*Given exercise:* Return all lines from the listing below in which the string "this" occurs.

*Data shown:*

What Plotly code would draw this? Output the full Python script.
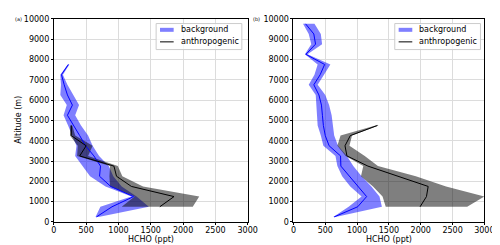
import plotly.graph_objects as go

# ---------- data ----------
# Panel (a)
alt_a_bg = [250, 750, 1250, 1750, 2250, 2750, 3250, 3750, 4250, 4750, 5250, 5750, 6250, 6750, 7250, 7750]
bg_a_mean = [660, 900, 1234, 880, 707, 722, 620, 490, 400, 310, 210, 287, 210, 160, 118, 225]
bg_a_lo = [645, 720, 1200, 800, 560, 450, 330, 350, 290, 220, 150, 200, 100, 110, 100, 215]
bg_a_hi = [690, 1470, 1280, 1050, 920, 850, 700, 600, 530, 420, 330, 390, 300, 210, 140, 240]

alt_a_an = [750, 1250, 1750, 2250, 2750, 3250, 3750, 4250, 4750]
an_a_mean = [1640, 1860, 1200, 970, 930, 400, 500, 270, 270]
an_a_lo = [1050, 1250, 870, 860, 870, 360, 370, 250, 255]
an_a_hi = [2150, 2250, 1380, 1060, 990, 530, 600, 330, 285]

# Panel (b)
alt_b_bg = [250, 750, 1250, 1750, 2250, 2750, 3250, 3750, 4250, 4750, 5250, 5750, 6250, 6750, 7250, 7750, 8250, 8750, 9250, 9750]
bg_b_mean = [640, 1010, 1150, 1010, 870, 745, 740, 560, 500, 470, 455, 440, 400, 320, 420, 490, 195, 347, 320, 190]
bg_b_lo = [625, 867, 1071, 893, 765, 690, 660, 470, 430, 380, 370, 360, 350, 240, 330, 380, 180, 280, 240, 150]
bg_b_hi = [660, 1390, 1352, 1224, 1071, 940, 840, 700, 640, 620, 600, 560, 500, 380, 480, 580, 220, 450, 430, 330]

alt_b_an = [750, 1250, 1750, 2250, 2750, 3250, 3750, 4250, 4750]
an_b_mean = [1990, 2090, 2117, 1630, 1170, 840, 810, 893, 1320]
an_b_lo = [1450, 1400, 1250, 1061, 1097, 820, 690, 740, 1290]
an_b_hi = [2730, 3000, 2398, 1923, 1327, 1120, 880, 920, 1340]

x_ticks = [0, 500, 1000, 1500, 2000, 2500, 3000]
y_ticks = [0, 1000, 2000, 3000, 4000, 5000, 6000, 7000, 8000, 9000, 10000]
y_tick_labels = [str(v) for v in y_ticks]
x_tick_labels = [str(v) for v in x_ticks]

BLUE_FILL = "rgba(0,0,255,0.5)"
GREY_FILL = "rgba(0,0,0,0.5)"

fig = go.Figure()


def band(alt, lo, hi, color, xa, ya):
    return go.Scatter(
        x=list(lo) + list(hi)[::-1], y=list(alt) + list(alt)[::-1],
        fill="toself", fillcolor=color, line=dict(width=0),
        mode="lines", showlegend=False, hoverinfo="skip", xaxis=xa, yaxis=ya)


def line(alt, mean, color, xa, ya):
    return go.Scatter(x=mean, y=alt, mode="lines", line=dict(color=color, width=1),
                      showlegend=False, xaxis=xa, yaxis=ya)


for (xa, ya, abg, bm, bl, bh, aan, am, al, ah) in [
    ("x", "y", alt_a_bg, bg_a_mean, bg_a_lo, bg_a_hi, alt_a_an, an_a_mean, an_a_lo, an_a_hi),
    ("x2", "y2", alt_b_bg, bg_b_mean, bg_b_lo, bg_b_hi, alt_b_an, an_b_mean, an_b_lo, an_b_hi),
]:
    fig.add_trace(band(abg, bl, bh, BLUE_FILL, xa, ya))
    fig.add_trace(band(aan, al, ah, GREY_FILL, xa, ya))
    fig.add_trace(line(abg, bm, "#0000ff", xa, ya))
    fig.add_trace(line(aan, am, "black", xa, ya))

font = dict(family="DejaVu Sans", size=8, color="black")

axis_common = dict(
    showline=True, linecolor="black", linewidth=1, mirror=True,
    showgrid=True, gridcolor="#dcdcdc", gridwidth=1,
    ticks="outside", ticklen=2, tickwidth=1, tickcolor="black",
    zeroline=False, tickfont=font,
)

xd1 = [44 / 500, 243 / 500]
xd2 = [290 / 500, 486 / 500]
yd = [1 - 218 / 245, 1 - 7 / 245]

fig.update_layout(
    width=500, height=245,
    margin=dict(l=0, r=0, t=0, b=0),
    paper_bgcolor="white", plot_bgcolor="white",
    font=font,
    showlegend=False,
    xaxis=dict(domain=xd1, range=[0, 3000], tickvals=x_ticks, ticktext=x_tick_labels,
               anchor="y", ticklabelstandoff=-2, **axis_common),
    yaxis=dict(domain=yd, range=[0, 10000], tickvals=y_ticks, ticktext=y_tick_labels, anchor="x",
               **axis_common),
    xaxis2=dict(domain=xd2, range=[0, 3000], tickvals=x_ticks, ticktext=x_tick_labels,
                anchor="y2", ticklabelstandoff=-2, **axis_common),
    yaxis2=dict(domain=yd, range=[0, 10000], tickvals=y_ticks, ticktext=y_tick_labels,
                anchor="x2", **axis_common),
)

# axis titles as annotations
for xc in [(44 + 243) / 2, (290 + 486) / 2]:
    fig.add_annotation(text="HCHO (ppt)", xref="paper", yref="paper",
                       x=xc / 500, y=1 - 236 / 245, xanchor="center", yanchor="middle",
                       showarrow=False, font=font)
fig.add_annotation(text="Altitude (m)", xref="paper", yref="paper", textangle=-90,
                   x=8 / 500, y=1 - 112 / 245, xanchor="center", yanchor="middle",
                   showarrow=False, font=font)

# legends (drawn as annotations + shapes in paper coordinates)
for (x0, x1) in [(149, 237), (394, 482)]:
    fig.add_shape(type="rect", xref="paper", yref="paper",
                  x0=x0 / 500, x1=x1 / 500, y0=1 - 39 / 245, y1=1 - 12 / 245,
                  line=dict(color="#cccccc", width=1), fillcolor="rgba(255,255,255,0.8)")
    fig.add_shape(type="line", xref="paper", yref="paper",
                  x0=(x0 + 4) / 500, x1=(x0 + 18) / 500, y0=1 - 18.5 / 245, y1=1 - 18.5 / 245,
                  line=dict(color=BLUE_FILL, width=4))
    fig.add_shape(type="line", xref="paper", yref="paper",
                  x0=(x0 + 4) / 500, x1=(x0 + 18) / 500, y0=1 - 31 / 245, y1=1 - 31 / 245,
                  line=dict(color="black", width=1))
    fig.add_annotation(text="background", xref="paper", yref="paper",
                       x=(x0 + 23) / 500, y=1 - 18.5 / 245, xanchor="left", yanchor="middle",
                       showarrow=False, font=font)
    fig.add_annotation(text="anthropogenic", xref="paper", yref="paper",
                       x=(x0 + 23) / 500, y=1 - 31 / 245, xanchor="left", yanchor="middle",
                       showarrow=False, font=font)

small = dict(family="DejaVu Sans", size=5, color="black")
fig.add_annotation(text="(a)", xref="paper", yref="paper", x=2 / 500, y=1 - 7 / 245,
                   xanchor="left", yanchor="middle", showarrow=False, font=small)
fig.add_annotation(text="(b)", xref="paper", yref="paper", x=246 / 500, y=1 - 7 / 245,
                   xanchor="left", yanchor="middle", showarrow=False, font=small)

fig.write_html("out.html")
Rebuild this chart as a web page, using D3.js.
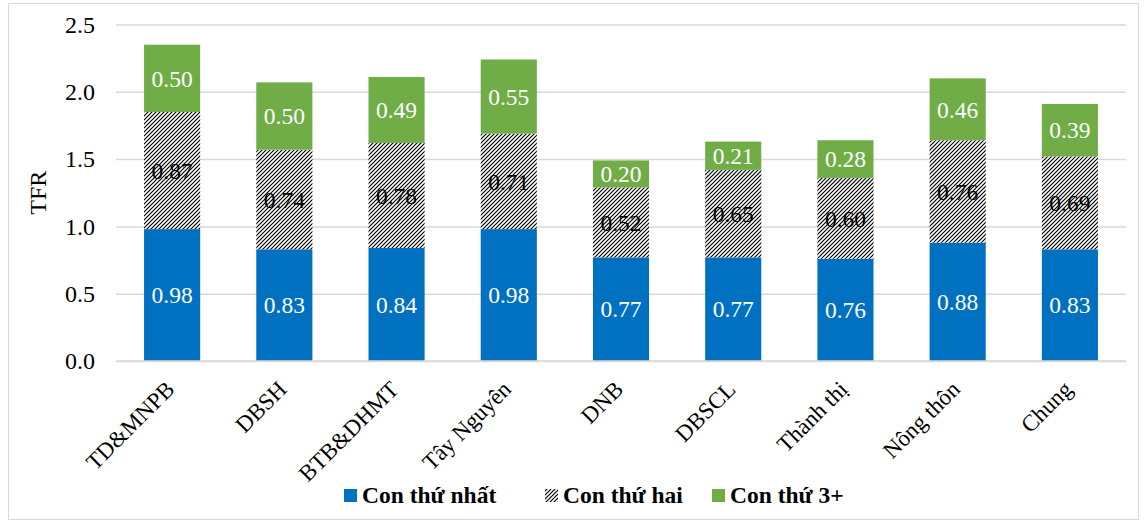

*Completed exercise:*
What Plotly code would draw this? Output the full Python script.
Rebuild this chart as a web page, using D3.js.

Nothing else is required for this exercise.